Antes de tudo, temos que proclamar a Deus. Deus que é juiz e nos ama. Mas nos ama para nos chamar ao bem e à verdade contra o mal. Portanto, é uma grande responsabilidade da Igreja a de educar as consciências e à responsabilidade moral e desmascarar o mal. Desmascarar esta idolatria do dinheiro que escraviza os homens; desmascarar estas falsas promessas, a mentira, o engano. Devemos ver que o homem tem a necessidade do infinito. É importante a presença de Deus que nos guie, que nos traga a verdade e neste sentido a Igreja desmascara o mal: faz presente a bondade de Deus, faz presente sua verdade, o verdadeiro infinito”.

3- O senhor falou que quer dirigir sua mensagem a toda a América Latina no bicentenário da independência. América latina, apesar do desenvolvimento, segue sendo uma região de conflitos sociais e de fortes contrastes entre ricos e pobres. Às vezes, parece que a Igreja Católica não está suficientemente encorajada a se engajar neste campo. Pode-se seguir falando de “teologia da liberação” de uma maneira positiva, depois que certos excessos –sobre o marxismo e a violência- tem sido corrigidos?

Bento XVI – Claro, a Igreja deve sempre se perguntar se faz o suficiente pela justiça social neste grande continente. Este é um assunto de consciência, que constantemente tem que ser indagado. O que deve fazer a Igreja, o que é que não pode e não deve fazer? A Igreja não é um poder político, não é um partido, mas é uma realidade moral, um poder moral. Ela deve ser uma realidade moral. Repito mais uma vez: o primeiro pensamento da Igreja é o de educar as consciências e criar, assim, a responsabilidade necessária. Educar as consciências individuais e públicas. Talvez, na América latina, mas também em outros lugares, há em muitos católicos uma certa esquizofrenia entre a moral individual e a moral pública: individualmente, são católicos fiéis, mas na vida pública seguem outros caminhos que não respondem aos grandes valores do Evangelho que são necessários para o estabelecimento de uma sociedade justa. É bom educar para superar esta esquizofrenia, educar não só a uma moral individual, mas também a moral pública. E tratar de fazer isso com a doutrina social da Igreja, porque, naturalmente, esta moral pública deve ser uma moral razoável e compartilhada, compartilhada também pelos fiéis, uma moral da razão. Claro, à luz da fé podemos ver melhor tantas coisas que a razão também pode ver. E precisamente a fé serve também para eliminar os falsos interesses e os interesses obscurecem a razão. Devemos trabalhar para superar esta divisão social.

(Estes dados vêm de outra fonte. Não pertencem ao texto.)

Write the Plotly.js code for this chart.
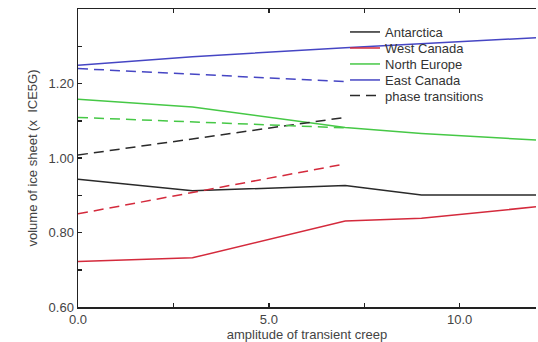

4-  “Que Cuba se abra ao mundo e o mundo se abra a Cuba”. Passaram-se 14 anos, mas parece que estas palavras continuam sendo atuais. Como o senhor sabe, Santidade, à espera de sua viagem, muitas vozes da oposição e defensores dos direitos humanos foram sentidas. Sua Santidade, o senhor pensa em levar de novo a mensagem de João Paulo II, pensando na situação interna de Cuba e no plano internacional?

Bento XVI – Como já disse, sinto-me em completa continuidade com as palavras do Santo Padre João Paulo II, que seguem sendo pertinentes hoje em dia. Com esta visita, abriu-se um caminho de cooperação e diálogo; um caminho que é longo e requer paciência, mas que vai em frente. Hoje está claro que a ideologia marxista, tal como foi concebida, já não responde à realidade. Porque não tem respostas para a construção de uma nova sociedade. Devem ser encontrados novos modelos, com paciência. Este processo requer paciência, mas também decisão, queremos ajudar em um espírito de diálogo, para ajudar a construir uma sociedade mais justa. Queremos cooperar neste sentido. É óbvio que a Igreja está sempre do lado da liberdade: a liberdade de consciência, a liberdade de religião. (CdM / ER – RV).